Given that few states have shown any interest in taking on a whole new social-services bureaucracy at this time -- indeed, Rep. Ron Lewis (R-Ky.) justified his vote for the bill to his constituents by promising that his state wouldn't participate in the pilot program -- and that every one is now radically scaling back social services in the face of near-record budget shortfalls, the House bill could be nothing but unpopular. The more consensus-minded Republicans in the Senate realized that such a divisive proposition didn't have a prayer of passage. In response, Sen. Lamar Alexander (R-Tenn.) proposed his own plan. It centered around giving bonus funding to 200 Head Start "Centers of Excellence" nationwide, gestured toward more state control but generally kept the program's administrative structure as is. When asked what Alexander thinks of the House bill, Alexia Poe, his press secretary, diplomatically demurred, "He likes his bill better. ... He hopes that his bill is a way to address more state involvement without giving the money directly to the states."

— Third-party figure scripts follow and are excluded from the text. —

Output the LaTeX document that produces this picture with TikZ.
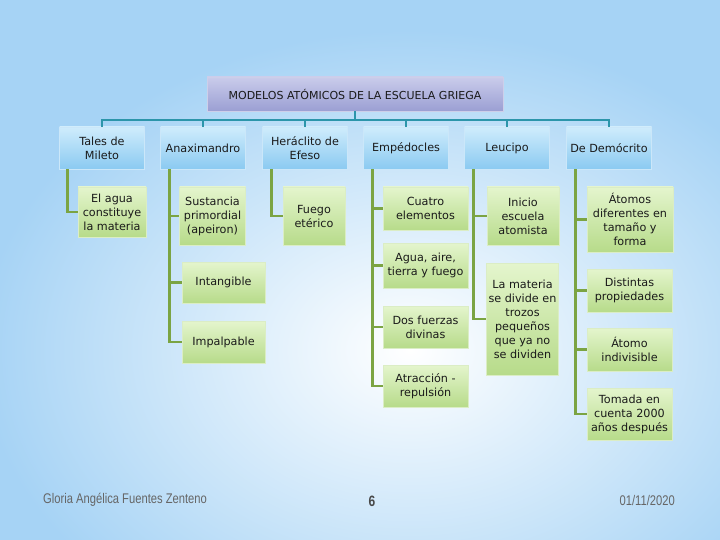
\documentclass[tikz,border=0pt]{standalone}
\usepackage{fontspec}
\setmainfont{DejaVu Sans}
\newfontfamily\footfont[FakeStretch=0.8]{Liberation Sans}
\definecolor{bg-blue}{HTML}{A6D3F5}
\definecolor{head-top}{HTML}{CFECFC}
\definecolor{head-bot}{HTML}{8BCAF1}
\definecolor{leaf-top}{HTML}{E4F5CD}
\definecolor{leaf-bot}{HTML}{B7DB8A}
\definecolor{title-top}{HTML}{CACCEB}
\definecolor{title-bot}{HTML}{9B9FD3}
\definecolor{teal-line}{HTML}{2C95AA}
\definecolor{olive-line}{HTML}{7BA443}
\definecolor{jet}{HTML}{1A1A1A}
\definecolor{foot-gray}{HTML}{666666}

\begin{document}
\begin{tikzpicture}[x=1pt, y=-1pt,
  every node/.style={font=\fontsize{11.2}{14}\selectfont, text=jet, align=center, inner sep=1pt},
  head/.style={top color=head-top, bottom color=head-bot, draw=white!55!head-bot, line width=0.4pt, minimum width=85pt, minimum height=42pt},
  leaf/.style={top color=leaf-top, bottom color=leaf-bot, draw=white!50!leaf-bot, line width=0.4pt, minimum width=85pt},
  topline/.style={draw=teal-line, line width=2pt},
  subline/.style={draw=olive-line, line width=2.5pt},
  foot/.style={font=\footfont\fontsize{14}{16}\selectfont, text=foot-gray}]
  % background
  \useasboundingbox (0,0) rectangle (720,540);
  \fill[bg-blue] (0,0) rectangle (720,540);
  \begin{scope}
    \clip (0,0) rectangle (720,540);
    \shade[inner color=white, outer color=bg-blue] (410,350) ellipse (430 and 320);
  \end{scope}

  % title and authors
  \node[top color=title-top, bottom color=title-bot, draw=white!50!title-bot, minimum width=296pt, minimum height=34pt, font=\fontsize{11}{13}\selectfont] (title) at (355,94) {MODELOS ATÓMICOS DE LA ESCUELA GRIEGA};
  \node[head] (tales) at (102,148) {Tales de\\Mileto};
  \node[head] (anax) at (203,148) {Anaximandro};
  \node[head] (hera) at (305,148) {Heráclito de\\Efeso};
  \node[head] (emped) at (406,148) {Empédocles};
  \node[head] (leuc) at (507,148) {Leucipo};
  \node[head] (demo) at (609,148) {De Demócrito};

  \coordinate (bar) at (355,120);
  \draw[topline] (title.south) -- (bar);
  \foreach \h in {tales,anax,hera,emped,leuc,demo}
    \draw[topline] (bar) -| (\h.north);

  % ideas
  \node[leaf, minimum width=68pt, minimum height=50pt] (agua) at (112,212) {El agua\\constituye\\la materia};
  \node[leaf, minimum width=66pt, minimum height=58pt] (sustancia) at (212.5,216) {Sustancia\\primordial\\(apeiron)};
  \node[leaf, minimum width=83pt, minimum height=41pt] (intangible) at (223.5,282.5) {Intangible};
  \node[leaf, minimum width=83pt, minimum height=42pt] (impalpable) at (223.5,342) {Impalpable};
  \node[leaf, minimum width=62pt, minimum height=58pt] (fuego) at (314,216) {Fuego\\etérico};
  \node[leaf, minimum height=43pt] (cuatro) at (425.5,208.5) {Cuatro\\elementos};
  \node[leaf, minimum height=45pt] (agua-aire) at (425.5,265.5) {Agua, aire,\\tierra y fuego};
  \node[leaf, minimum height=42pt] (fuerzas) at (425.5,327) {Dos fuerzas\\divinas};
  \node[leaf, minimum height=42pt] (atraccion) at (425.5,386) {Atracción -\\repulsión};
  \node[leaf, minimum width=72pt, minimum height=58pt] (inicio) at (523,216) {Inicio\\escuela\\atomista};
  \node[leaf, minimum width=72pt, minimum height=112pt] (materia) at (522.5,319) {La materia\\se divide en\\trozos\\pequeños\\que ya no\\se dividen};
  \node[leaf, minimum width=86pt, minimum height=65pt] (atomos) at (630,219.5) {Átomos\\diferentes en\\tamaño y\\forma};
  \node[leaf, minimum height=43pt] (propiedades) at (629.5,290.5) {Distintas\\propiedades};
  \node[leaf, minimum height=43pt] (indivisible) at (629.5,349.5) {Átomo\\indivisible};
  \node[leaf, minimum height=52pt] (tomada) at (629.5,414) {Tomada en\\cuenta 2000\\años después};

  \draw[subline] ([xshift=8pt]tales.south west) |- (agua.west);
  \foreach \c in {sustancia,intangible,impalpable}
    \draw[subline] ([xshift=9pt]anax.south west) |- (\c.west);
  \draw[subline] ([xshift=9pt]hera.south west) |- (fuego.west);
  \foreach \c in {cuatro,agua-aire,fuerzas,atraccion}
    \draw[subline] ([xshift=9pt]emped.south west) |- (\c.west);
  \foreach \c in {inicio,materia}
    \draw[subline] ([xshift=9pt]leuc.south west) |- (\c.west);
  \foreach \c in {atomos,propiedades,indivisible,tomada}
    \draw[subline] ([xshift=9pt]demo.south west) |- (\c.west);

  % footer
  \node[foot, anchor=west] (autora) at (42,500) {Gloria Angélica Fuentes Zenteno};
  \node[foot, text=jet!80, font=\footfont\fontsize{15}{17}\selectfont\bfseries] (pagina) at (372,501) {6};
  \node[foot, anchor=east] (fecha) at (676,500) {01/11/2020};
\end{tikzpicture}
\end{document}
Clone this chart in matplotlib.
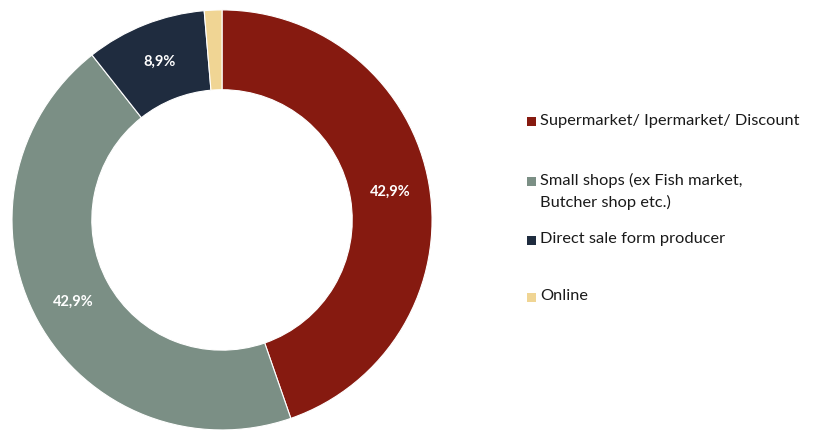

Sen. Judd Gregg (R-NH), who as chairman of the Senate Committee on Health, Education, Labor and Pensions has presided over the Senate bill markup, has been similarly coy about his position on the House bill. He hasn't criticized it, but he hasn't endorsed its key provisions, either. What he has done, over and over, in public and -- according to Kennedy spokesman Jim Manley -- privately, is state his desire for a truly bipartisan bill. And that's not what the House had to offer. In Manley's words, "Sen. Gregg has already conceded that the block grants are a nonstarter."
So the true Republican partisans in the House and White House will likely be disappointed by the Senate bill. The rest of us, however, may see a bit of hope, however, not only in the prospects for Head Start but in the weakening of the White House's iron grip.